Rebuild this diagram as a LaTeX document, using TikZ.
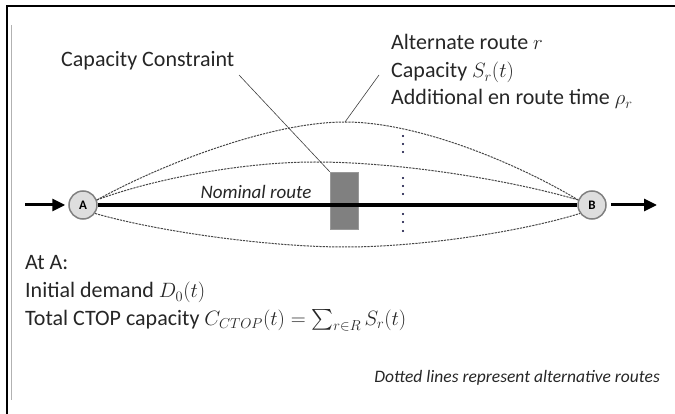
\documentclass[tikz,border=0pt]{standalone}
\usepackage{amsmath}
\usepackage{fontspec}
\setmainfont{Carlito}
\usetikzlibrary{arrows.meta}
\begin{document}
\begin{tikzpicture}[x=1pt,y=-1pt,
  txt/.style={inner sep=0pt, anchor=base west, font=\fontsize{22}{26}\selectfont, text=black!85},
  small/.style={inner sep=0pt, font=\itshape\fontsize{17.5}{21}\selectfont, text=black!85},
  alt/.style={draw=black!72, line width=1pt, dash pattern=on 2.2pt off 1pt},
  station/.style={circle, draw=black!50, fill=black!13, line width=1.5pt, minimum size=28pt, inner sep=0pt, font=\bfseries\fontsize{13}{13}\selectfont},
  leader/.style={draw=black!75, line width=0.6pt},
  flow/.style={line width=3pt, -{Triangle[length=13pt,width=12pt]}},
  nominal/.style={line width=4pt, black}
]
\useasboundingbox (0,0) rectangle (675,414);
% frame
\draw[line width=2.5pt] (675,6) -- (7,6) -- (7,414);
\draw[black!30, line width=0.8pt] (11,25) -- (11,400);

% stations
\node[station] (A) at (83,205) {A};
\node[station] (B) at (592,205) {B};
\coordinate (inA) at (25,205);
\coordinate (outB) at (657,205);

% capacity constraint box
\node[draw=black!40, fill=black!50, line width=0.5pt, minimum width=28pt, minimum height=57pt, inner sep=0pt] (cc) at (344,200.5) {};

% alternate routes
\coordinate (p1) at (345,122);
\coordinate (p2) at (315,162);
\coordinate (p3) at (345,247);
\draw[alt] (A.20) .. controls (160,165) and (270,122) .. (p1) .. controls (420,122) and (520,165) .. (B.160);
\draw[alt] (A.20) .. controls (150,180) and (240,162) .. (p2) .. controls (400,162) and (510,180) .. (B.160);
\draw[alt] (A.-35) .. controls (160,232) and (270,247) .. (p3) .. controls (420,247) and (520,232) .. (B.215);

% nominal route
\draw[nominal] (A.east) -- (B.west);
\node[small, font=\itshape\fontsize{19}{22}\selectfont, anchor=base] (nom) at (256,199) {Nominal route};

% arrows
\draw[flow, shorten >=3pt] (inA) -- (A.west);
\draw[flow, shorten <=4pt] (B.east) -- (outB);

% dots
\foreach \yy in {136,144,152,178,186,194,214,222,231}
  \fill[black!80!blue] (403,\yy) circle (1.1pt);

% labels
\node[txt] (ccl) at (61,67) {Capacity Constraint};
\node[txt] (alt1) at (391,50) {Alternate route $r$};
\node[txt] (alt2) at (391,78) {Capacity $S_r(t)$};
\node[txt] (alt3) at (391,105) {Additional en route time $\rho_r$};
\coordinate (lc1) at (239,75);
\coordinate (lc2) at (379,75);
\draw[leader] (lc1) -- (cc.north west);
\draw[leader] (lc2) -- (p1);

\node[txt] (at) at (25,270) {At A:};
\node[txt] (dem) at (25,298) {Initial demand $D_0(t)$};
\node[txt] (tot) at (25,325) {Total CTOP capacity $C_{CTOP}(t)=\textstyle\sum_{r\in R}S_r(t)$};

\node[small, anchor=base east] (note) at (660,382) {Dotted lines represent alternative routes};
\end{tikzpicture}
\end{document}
- - - - - - -
WORK INSTRUCTIONS: Write out, word for word, the lines from the start of the data through the one holding "(403,\yy) circle (1.1pt);". Omit pictures.

ANSWER TO THIS TASK:
Rebuild this diagram as a LaTeX document, using TikZ.
\documentclass[tikz,border=0pt]{standalone}
\usepackage{amsmath}
\usepackage{fontspec}
\setmainfont{Carlito}
\usetikzlibrary{arrows.meta}
\begin{document}
\begin{tikzpicture}[x=1pt,y=-1pt,
  txt/.style={inner sep=0pt, anchor=base west, font=\fontsize{22}{26}\selectfont, text=black!85},
  small/.style={inner sep=0pt, font=\itshape\fontsize{17.5}{21}\selectfont, text=black!85},
  alt/.style={draw=black!72, line width=1pt, dash pattern=on 2.2pt off 1pt},
  station/.style={circle, draw=black!50, fill=black!13, line width=1.5pt, minimum size=28pt, inner sep=0pt, font=\bfseries\fontsize{13}{13}\selectfont},
  leader/.style={draw=black!75, line width=0.6pt},
  flow/.style={line width=3pt, -{Triangle[length=13pt,width=12pt]}},
  nominal/.style={line width=4pt, black}
]
\useasboundingbox (0,0) rectangle (675,414);
% frame
\draw[line width=2.5pt] (675,6) -- (7,6) -- (7,414);
\draw[black!30, line width=0.8pt] (11,25) -- (11,400);

% stations
\node[station] (A) at (83,205) {A};
\node[station] (B) at (592,205) {B};
\coordinate (inA) at (25,205);
\coordinate (outB) at (657,205);

% capacity constraint box
\node[draw=black!40, fill=black!50, line width=0.5pt, minimum width=28pt, minimum height=57pt, inner sep=0pt] (cc) at (344,200.5) {};

% alternate routes
\coordinate (p1) at (345,122);
\coordinate (p2) at (315,162);
\coordinate (p3) at (345,247);
\draw[alt] (A.20) .. controls (160,165) and (270,122) .. (p1) .. controls (420,122) and (520,165) .. (B.160);
\draw[alt] (A.20) .. controls (150,180) and (240,162) .. (p2) .. controls (400,162) and (510,180) .. (B.160);
\draw[alt] (A.-35) .. controls (160,232) and (270,247) .. (p3) .. controls (420,247) and (520,232) .. (B.215);

% nominal route
\draw[nominal] (A.east) -- (B.west);
\node[small, font=\itshape\fontsize{19}{22}\selectfont, anchor=base] (nom) at (256,199) {Nominal route};

% arrows
\draw[flow, shorten >=3pt] (inA) -- (A.west);
\draw[flow, shorten <=4pt] (B.east) -- (outB);

% dots
\foreach \yy in {136,144,152,178,186,194,214,222,231}
  \fill[black!80!blue] (403,\yy) circle (1.1pt);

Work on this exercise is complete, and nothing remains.